Because of this can we also say, the 95% of CIs associated with $\overline{X_k}$ also fall within this same interval $X \pm 1.96\dfrac{\sigma}{\sqrt{n}}$?
I think am also approaching with a narrowing missing link. Kindly help here.
Since there are many sample sets to be calculated to arrive at sampling distribution, do we divide by $n$ or $n-1$ (unbiased), for each sample set? (as they will influence CI calculation)
What happens to above questions, when I do not have normal distribution to start with for population ? (Instead say, random or uniform or bernoulli).
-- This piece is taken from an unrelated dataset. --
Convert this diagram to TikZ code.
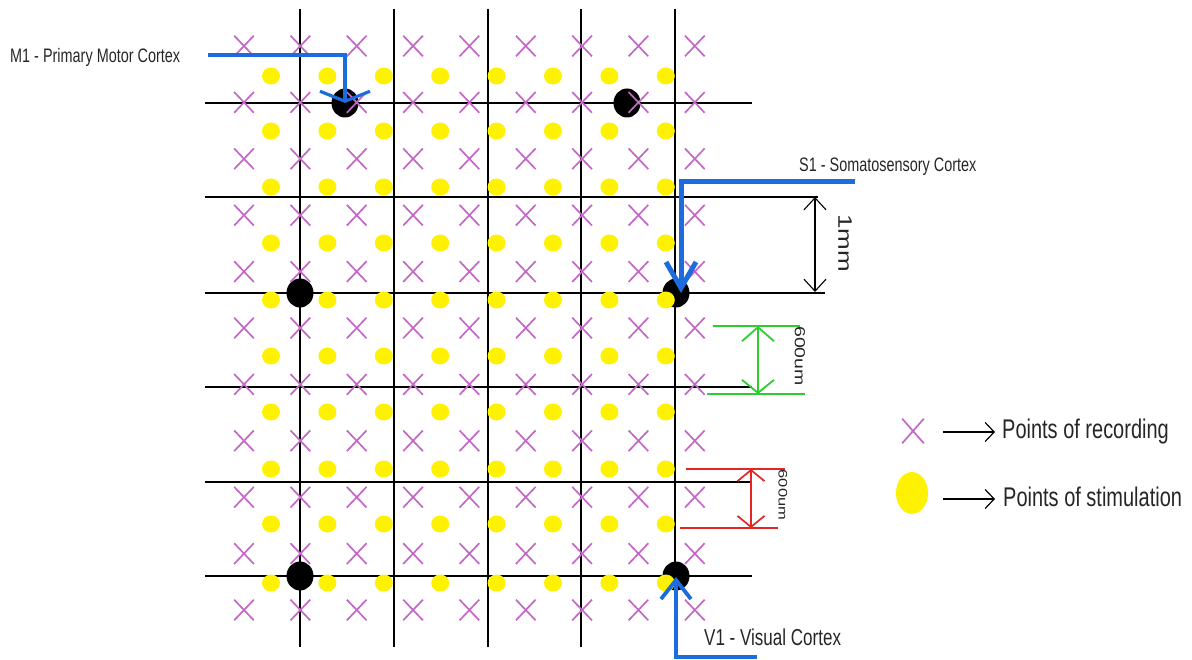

The eventual sampling distribution might be normal, but we are talking about few sample sets in the beginning for which we calculate confidence intervals for. I ask this, because intermediate Z transformation I said earlier would not be possible, as those sample sets may not have normal distribution.